According to the University of Minnesota Extension, the more popular culinary herbs that are grown here stem from two plant families: mint and carrot. The mint family includes herbs like rosemary, thyme and sage. With aromatic leaves, these bushy species are resilient and can survive in tougher conditions such as intense heat and dry soils. The carrot family consists of herbs like parsley, cilantro and dill. These slender plants thrive in moist conditions.
The size of your plant depends on the type, Campbell says. For annuals like parsley, you can get a decent amount of product for the short amount of time they are in bloom. However, perennials grow larger in size each year, providing more over a prolonged period.
Despite the varying types, they all share a common need for sunlight and water. Typically, most herb plants require a minimum of six hours of direct sunlight—though all-day sun is the most ideal. Watering is only necessary once a week. Soaking the soil thoroughly to a depth of eight inches ensures the roots are receiving the correct amount of moisture. To maintain the perfect moisture level, make sure the top layer is not dry, but don’t saturate it too much because soggy conditions can lead to root rot. Find the sweet spot in between for optimal growth!
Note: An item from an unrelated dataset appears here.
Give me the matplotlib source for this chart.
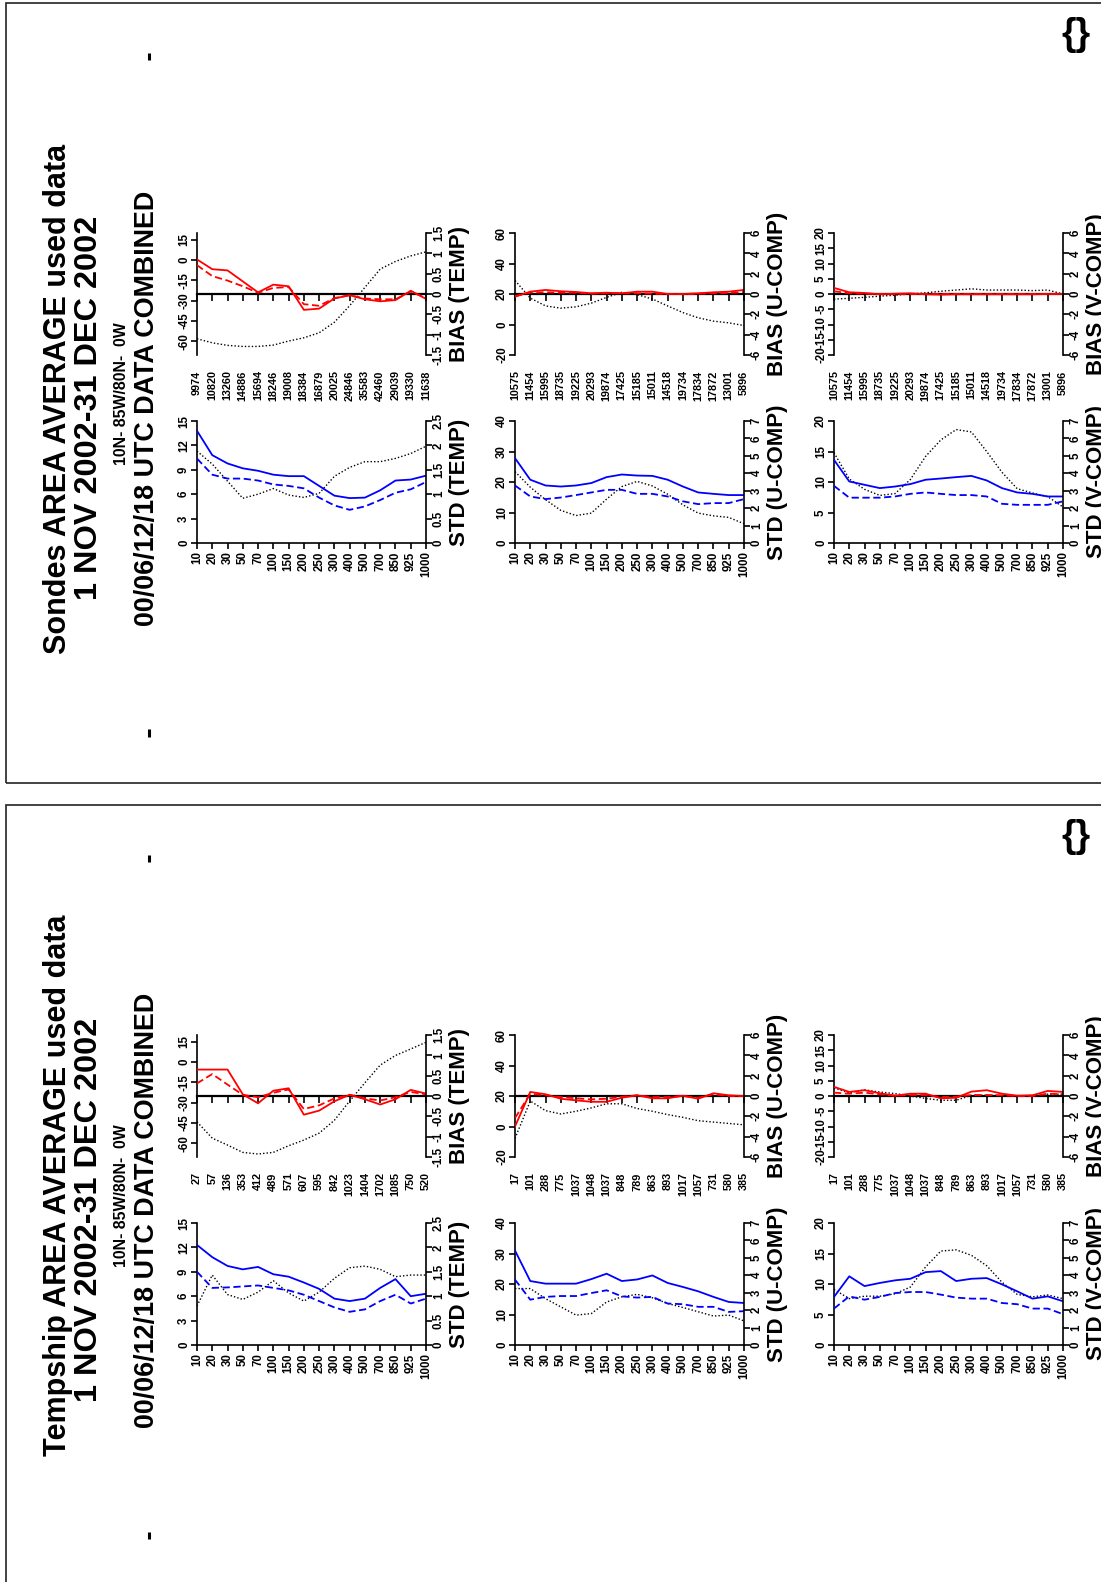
import matplotlib.pyplot as plt
from matplotlib.patches import Rectangle
from matplotlib.lines import Line2D
from matplotlib.ticker import FormatStrFormatter

plt.rcParams['font.family'] = ['Liberation Sans Narrow', 'Liberation Sans', 'DejaVu Sans']
plt.rcParams['font.weight'] = 'bold'
plt.rcParams['axes.unicode_minus'] = False

# pressure levels (hPa)
levels = ['10', '20', '30', '50', '70', '100', '150', '200', '250', '300',
          '400', '500', '700', '850', '925', '1000']

# ---- Sondes ----
s_t_std_solid = [2.30, 1.80, 1.63, 1.53, 1.48, 1.40, 1.37, 1.37, 1.17, 0.97, 0.92, 0.93, 1.08, 1.28, 1.30, 1.38]
s_t_std_dash = [1.73, 1.40, 1.32, 1.32, 1.28, 1.20, 1.17, 1.12, 0.93, 0.77, 0.68, 0.75, 0.88, 1.03, 1.10, 1.25]
s_t_std_dot = [11.3, 9.7, 7.6, 5.5, 6.0, 6.7, 5.9, 5.6, 6.1, 8.2, 9.3, 10.0, 10.0, 10.4, 11.0, 11.9]
s_t_bias_solid = [0.85, 0.61, 0.58, 0.31, 0.04, 0.23, 0.19, -0.39, -0.36, -0.11, -0.03, -0.13, -0.18, -0.15, 0.08, -0.12]
s_t_bias_dash = [0.71, 0.44, 0.33, 0.19, 0.03, 0.15, 0.17, -0.25, -0.29, -0.10, -0.03, -0.11, -0.13, -0.13, 0.06, -0.10]
s_t_bias_dot = [-58.0, -61.0, -62.9, -63.7, -63.7, -62.7, -59.7, -57.3, -53.6, -45.8, -33.6, -20.1, -6.6, -1.0, 3.1, 6.1]
s_t_n = [9974, 10820, 13260, 14886, 15694, 18246, 19008, 18384, 16879, 20025, 24846, 35583, 42460, 29039, 19330, 11638]

s_u_std_solid = [4.87, 3.63, 3.30, 3.24, 3.30, 3.44, 3.78, 3.93, 3.87, 3.85, 3.63, 3.24, 2.90, 2.82, 2.75, 2.75]
s_u_std_dash = [3.30, 2.67, 2.52, 2.61, 2.75, 2.90, 3.05, 3.05, 2.82, 2.82, 2.67, 2.39, 2.23, 2.29, 2.29, 2.52]
s_u_std_dot = [23.4, 18.3, 14.2, 10.7, 9.0, 9.8, 14.4, 18.5, 20.2, 18.7, 16.0, 12.5, 9.8, 8.9, 8.4, 6.3]
s_u_bias_solid = [-0.27, 0.23, 0.40, 0.27, 0.20, 0.07, 0.13, 0.07, 0.23, 0.23, 0.0, 0.0, 0.07, 0.17, 0.23, 0.40]
s_u_bias_dash = [-0.20, 0.13, 0.17, 0.13, 0.13, 0.03, 0.07, 0.07, 0.07, 0.03, 0.0, 0.0, 0.03, 0.07, 0.10, 0.20]
s_u_bias_dot = [28.9, 17.3, 12.2, 10.7, 11.6, 14.0, 17.8, 21.1, 19.6, 16.7, 12.2, 7.8, 4.4, 2.2, 1.1, -0.7]
s_uv_n = [10575, 11454, 15995, 18735, 19225, 20293, 19874, 17425, 15185, 15011, 14518, 19734, 17834, 17872, 13001, 5896]

s_v_std_solid = [4.77, 3.53, 3.34, 3.15, 3.24, 3.38, 3.63, 3.70, 3.78, 3.85, 3.59, 3.15, 2.90, 2.82, 2.67, 2.67]
s_v_std_dash = [3.28, 2.60, 2.60, 2.60, 2.67, 2.82, 2.90, 2.82, 2.75, 2.75, 2.67, 2.25, 2.19, 2.19, 2.19, 2.39]
s_v_std_dot = [14.8, 10.5, 8.8, 7.8, 8.1, 10.4, 14.2, 16.9, 18.6, 18.2, 15.0, 11.6, 8.9, 8.2, 7.6, 5.9]
s_v_bias_solid = [0.60, 0.17, 0.10, -0.03, 0.03, 0.07, -0.03, -0.07, -0.03, -0.03, -0.03, -0.03, -0.03, -0.03, 0.0, 0.0]
s_v_bias_dash = [0.27, 0.07, 0.03, 0.0, 0.0, 0.0, 0.0, 0.0, 0.0, 0.0, 0.0, 0.0, 0.0, 0.0, 0.0, 0.0]
s_v_bias_dot = [-1.7, -1.4, -1.1, -0.7, -0.4, 0.0, 0.4, 0.9, 1.3, 1.7, 1.3, 1.3, 1.3, 1.1, 1.3, 0.0]

# ---- Tempship ----
p_t_std_solid = [2.05, 1.80, 1.62, 1.55, 1.60, 1.45, 1.40, 1.28, 1.15, 0.95, 0.90, 0.95, 1.17, 1.35, 1.00, 1.05]
p_t_std_dash = [1.50, 1.17, 1.18, 1.20, 1.22, 1.17, 1.12, 1.03, 0.90, 0.77, 0.68, 0.73, 0.90, 1.03, 0.85, 0.95]
p_t_std_dot = [4.8, 8.6, 6.2, 5.6, 6.5, 7.9, 6.4, 5.4, 6.5, 8.2, 9.5, 9.7, 9.3, 8.4, 8.6, 8.6]
p_t_bias_solid = [0.65, 0.65, 0.65, 0.04, -0.18, 0.13, 0.19, -0.46, -0.36, -0.13, 0.03, -0.08, -0.21, -0.08, 0.15, 0.06]
p_t_bias_dash = [0.31, 0.54, 0.28, 0.03, -0.03, 0.08, 0.16, -0.32, -0.23, -0.06, 0.03, -0.06, -0.11, -0.03, 0.10, 0.04]
p_t_bias_dot = [-44.1, -56.1, -61.2, -66.6, -67.8, -66.6, -61.7, -57.5, -52.4, -42.9, -28.7, -15.2, -2.2, 4.9, 9.7, 14.6]
p_t_n = [27, 57, 136, 353, 412, 489, 571, 607, 595, 842, 1023, 1404, 1702, 1085, 750, 520]

p_u_std_solid = [5.42, 3.67, 3.52, 3.52, 3.52, 3.78, 4.09, 3.67, 3.76, 3.99, 3.56, 3.33, 3.08, 2.76, 2.47, 2.41]
p_u_std_dash = [3.75, 2.60, 2.76, 2.81, 2.81, 2.98, 3.14, 2.79, 2.72, 2.76, 2.38, 2.34, 2.19, 2.19, 1.90, 1.94]
p_u_std_dot = [18.5, 18.5, 15.2, 12.5, 9.8, 10.3, 14.1, 15.8, 16.6, 15.5, 13.6, 12.3, 10.9, 9.5, 9.8, 7.9]
p_u_bias_solid = [-3.0, 0.40, 0.17, -0.27, -0.43, -0.57, -0.57, -0.17, 0.07, -0.23, -0.23, 0.03, -0.27, 0.27, 0.07, 0.0]
p_u_bias_dash = [-2.17, 0.23, 0.07, -0.10, -0.23, -0.33, -0.27, -0.07, 0.07, -0.10, -0.10, 0.0, -0.17, 0.17, 0.0, 0.0]
p_u_bias_dot = [-7.8, 16.7, 10.4, 8.2, 10.0, 12.2, 14.9, 14.9, 11.8, 10.0, 7.8, 6.0, 3.8, 2.9, 2.0, 1.1]
p_uv_n = [17, 101, 288, 775, 1037, 1048, 1037, 848, 789, 863, 893, 1017, 1057, 731, 580, 385]

p_v_std_solid = [2.76, 3.94, 3.38, 3.56, 3.71, 3.80, 4.18, 4.24, 3.67, 3.80, 3.84, 3.48, 3.08, 2.66, 2.79, 2.51]
p_v_std_dash = [2.09, 2.79, 2.60, 2.76, 2.98, 3.04, 3.04, 2.89, 2.72, 2.66, 2.66, 2.41, 2.34, 2.09, 2.09, 1.77]
p_v_std_dot = [9.1, 7.6, 8.0, 8.0, 8.4, 9.5, 12.8, 15.4, 15.6, 14.7, 13.0, 10.3, 8.3, 7.9, 8.2, 7.6]
p_v_bias_solid = [0.90, 0.40, 0.57, 0.27, 0.03, 0.23, 0.23, -0.23, -0.17, 0.43, 0.57, 0.23, 0.03, 0.07, 0.50, 0.40]
p_v_bias_dash = [0.33, 0.23, 0.33, 0.17, 0.03, 0.10, 0.10, -0.10, -0.07, 0.10, 0.10, 0.07, 0.0, 0.0, 0.23, 0.17]
p_v_bias_dot = [2.6, 1.1, 2.0, 1.3, 0.8, 0.0, -0.8, -1.4, -1.4, 0.2, 0.2, 0.2, 0.0, 0.2, 0.6, 0.6]

W, H = 1101, 1582
fig = plt.figure(figsize=(W / 100, H / 100), dpi=100)
x = list(range(len(levels)))
BLUE, RED = '#0000ff', '#ff0000'
LAB = dict(family='Liberation Sans', weight='bold')


def rect(px, py, pw, ph):  # pixel box (top-left origin) -> figure fraction
    return [px / W, 1 - (py + ph) / H, pw / W, ph / H]


def fy(py):  # pixel row -> figure fraction
    return 1 - py / H


def style(ax, ax2, llim, lticks, rlim, rticks, name):
    ax.set_xlim(0, len(levels) - 1)
    ax.set_ylim(*llim)
    ax.set_yticks(lticks)
    ax2.set_ylim(*rlim)
    ax2.set_yticks(rticks)
    for a in (ax, ax2):
        a.yaxis.set_major_formatter(FormatStrFormatter('%g'))
        a.spines['top'].set_visible(False)
        a.tick_params(axis='y', length=4, width=1.2, pad=1, labelsize=8.3, labelrotation=90)
        plt.setp(a.get_yticklabels(), va='center')
    ax.spines['right'].set_visible(False)
    ax2.spines['left'].set_visible(False)
    ax2.spines['bottom'].set_visible(False)
    for s in ('left', 'bottom'):
        ax.spines[s].set_linewidth(1.2)
    ax2.spines['right'].set_linewidth(1.2)
    ax2.set_ylabel(name, fontsize=16, labelpad=3, **LAB)


def std_panel(px, py, solid, dash, dot, llim, lticks, rlim, rticks, name):
    ax = fig.add_axes(rect(px, py, 229, 122))
    ax2 = ax.twinx()
    ax.plot(x, dot, color='k', lw=1.0, ls=(0, (1, 1.5)))
    ax2.plot(x, solid, color=BLUE, lw=1.3)
    ax2.plot(x, dash, color=BLUE, lw=1.3, ls=(0, (4, 2)))
    style(ax, ax2, llim, lticks, rlim, rticks, name)
    ax.set_xticks(x, levels)
    ax.tick_params(axis='x', length=4, width=1.2, pad=2, labelsize=8.3, labelrotation=90)


def bias_panel(px, py, solid, dash, dot, counts, llim, lticks, rlim, rticks, name):
    ax = fig.add_axes(rect(px, py, 229, 122))
    ax2 = ax.twinx()
    ax.plot(x, dot, color='k', lw=1.0, ls=(0, (1, 1.5)))
    ax2.plot(x, solid, color=RED, lw=1.3)
    ax2.plot(x, dash, color=RED, lw=1.3, ls=(0, (4, 2)))
    style(ax, ax2, llim, lticks, rlim, rticks, name)
    ax.spines['bottom'].set_position(('axes', 0.5))
    ax.spines['bottom'].set_linewidth(1.6)
    ax.set_xticks(x)
    ax.tick_params(axis='x', length=5, width=1.2, labelbottom=False)
    sec = ax.secondary_xaxis('bottom')
    sec.set_xticks(x, [str(n) for n in counts])
    sec.tick_params(length=0, pad=11, labelsize=7.8, labelrotation=90)
    sec.spines['bottom'].set_visible(False)


pages = [
    ('Sondes AREA AVERAGE used data', 0, [
        (s_t_std_solid, s_t_std_dash, s_t_std_dot, s_t_bias_solid, s_t_bias_dash, s_t_bias_dot, s_t_n),
        (s_u_std_solid, s_u_std_dash, s_u_std_dot, s_u_bias_solid, s_u_bias_dash, s_u_bias_dot, s_uv_n),
        (s_v_std_solid, s_v_std_dash, s_v_std_dot, s_v_bias_solid, s_v_bias_dash, s_v_bias_dot, s_uv_n)]),
    ('Tempship AREA AVERAGE used data', 802, [
        (p_t_std_solid, p_t_std_dash, p_t_std_dot, p_t_bias_solid, p_t_bias_dash, p_t_bias_dot, p_t_n),
        (p_u_std_solid, p_u_std_dash, p_u_std_dot, p_u_bias_solid, p_u_bias_dash, p_u_bias_dot, p_uv_n),
        (p_v_std_solid, p_v_std_dash, p_v_std_dot, p_v_bias_solid, p_v_bias_dash, p_v_bias_dot, p_uv_n)]),
]

# per variable: std left/right scales, bias left/right scales
var_names = ['TEMP', 'U-COMP', 'V-COMP']
col_x = [197, 515, 834]
std_left = [((0, 15), [0, 3, 6, 9, 12, 15]), ((0, 40), [0, 10, 20, 30, 40]), ((0, 20), [0, 5, 10, 15, 20])]
std_right = [((0, 2.5), [0, 0.5, 1, 1.5, 2, 2.5]), ((0, 7), list(range(8))), ((0, 7), list(range(8)))]
bias_left = [((-70, 20), [-60, -45, -30, -15, 0, 15]), ((-20, 60), [-20, 0, 20, 40, 60]),
             ((-20, 20), [-20, -15, -10, -5, 0, 5, 10, 15, 20])]
bias_right = [((-1.5, 1.5), [-1.5, -1, -0.5, 0, 0.5, 1, 1.5]), ((-6, 6), [-6, -4, -2, 0, 2, 4, 6]),
              ((-6, 6), [-6, -4, -2, 0, 2, 4, 6])]

for title, off, series in pages:
    # page frame
    fig.add_artist(Rectangle((6 / W, fy(off + 783)), 1200 / W, 780 / H, transform=fig.transFigure,
                             fill=False, lw=1.2, ec='#222222'))
    for my in (56, 733):
        fig.add_artist(Line2D([148.5 / W, 148.5 / W], [fy(off + my - 3.5), fy(off + my + 3.5)],
                              lw=2.2, color='k', solid_capstyle='butt'))
    fig.text(1076 / W, fy(off + 35), '{}', fontsize=27, ha='center', va='center')
    fig.text(58 / W, fy(off + 654), title, rotation=90, ha='center', va='bottom', fontsize=22, **LAB)
    fig.text(89 / W, fy(off + 408), '1 NOV 2002-31 DEC 2002', rotation=90, ha='center', va='center',
             fontsize=23.4, **LAB)
    fig.text(121 / W, fy(off + 394), '10N- 85W/80N-  0W', rotation=90, ha='center', va='center',
             fontsize=11.4)
    fig.text(147 / W, fy(off + 408), '00/06/12/18 UTC DATA COMBINED', rotation=90, ha='center',
             va='center', fontsize=19.4, **LAB)
    for i, (sa, sb, sd, ba, bb, bd, cnt) in enumerate(series):
        std_panel(col_x[i], off + 421, sa, sb, sd, *std_left[i], *std_right[i], 'STD (%s)' % var_names[i])
        bias_panel(col_x[i], off + 233, ba, bb, bd, cnt, *bias_left[i], *bias_right[i], 'BIAS (%s)' % var_names[i])

fig.savefig('out.png', dpi=100)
While herbs are most commonly used for culinary purposes, they also have many other benefits. For Campbell, the scent they give off is the greatest asset. “That, to me, is why herbs are so amazing, the fragrance is just so powerful … it’s a mood changer,” Campbell says. He adds that nothing compares to his favorite, lemon verbena. Its stronger scent makes it a common source for a variety of flavored teas, scented potpourri or perfumes. “It almost smells more like fresh lemons than actual lemons,” he says.